La democrazia, questa sommovitrice, non potrà mai dare una struttura organica, una reale costituzione, al popolo. Non trattasi di un semplice ordinamento statutario, questa è roba scritta, non intendiamo qui qualcosa posto sulla carta, ma una realtà vivente che ha una propria sostanza, uno spirito e un cuore, che come ogni essente è presente in un luogo della terra, quindi fa parte della natura, ha una propria forma che dura nel tempo ed è stabile perché gli deriva dall’ essenza originaria propria e da originale cultura, cioè vive di propri caratteri distintivi sui quali ha fondato un proprio vivente ordinamento nel corso dei secoli, sopravvivendo a moti, guerre e distruzioni. Questa è la sua reale costituzione, la sua organica struttura, il suo kràtos cioè la sua forza, il suo vigore, la sua potenza; costituzione ch’esso popolo ha messo al servizio d’un principio prevalente, sovraordinato e quindi ordinatore, di cui abbiam già detto avanti e nello scritto che questo precede.

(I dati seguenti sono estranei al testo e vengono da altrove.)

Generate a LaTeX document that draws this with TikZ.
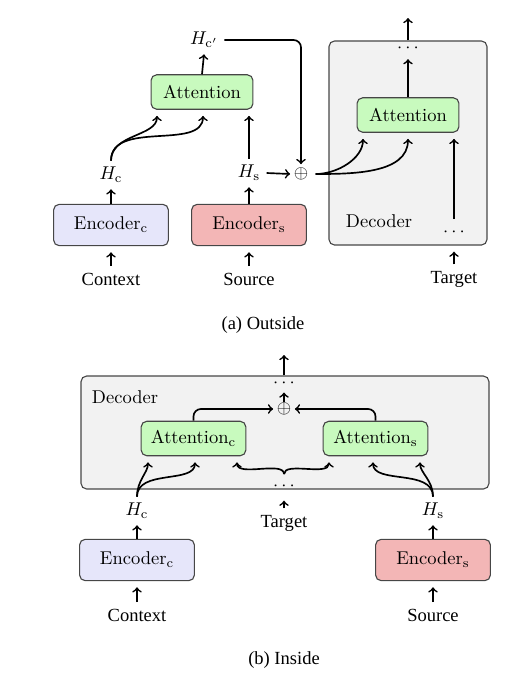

Quando quel principio viene misconosciuto intervengono disorganizzazione, sregolatezza e discordia, crolla lo Stato, il popolo perde il suo kratos, vien meno il suo organico vigore, la sua costituzione avita, nessuna carta statutaria lo salverà, e da un primato che lo avvantaggiava cadrà in servile confusione. Il popolo, qualunque popolo, non può fare a meno dei suoi Patres e quindi della sua Patria terrena nonché d’una Patria trascendente, quella lasciatagli in eredità dai suoi avi, la essenziale costitutiva sua Potestas. Abolendo la patria potestà la democrazia ha commesso patricidio e d’ogni patricida e parricida s’è fatta correa; ha svelato così il suo volto barbaro, ha messo a nudo il suo cuore viperino. Irreparabile misfatto! Si è ficcata in un cul-de-sac, in un vicolo cieco, e non ha da dove uscirne.
Con la negazione della Patria Potestas è stato distrutto il fondamento, il piedritto e l’architrave d’ogni umana civiltà; è stato tolto agli uomini il Cielo Padre e la Madrepatria, la terra avita; difatti, Patria, perché sempre dai Patres.
Quanto nostri maiores sapientius! O singularis sapientia! Ancora una volta, a distanza di secoli, con il latino accento di Cicerone siamo qui oggi ad affermarlo. Si! A riportare la luce nel mondo sarà la fiaccola inestinguibile di quella sapienza.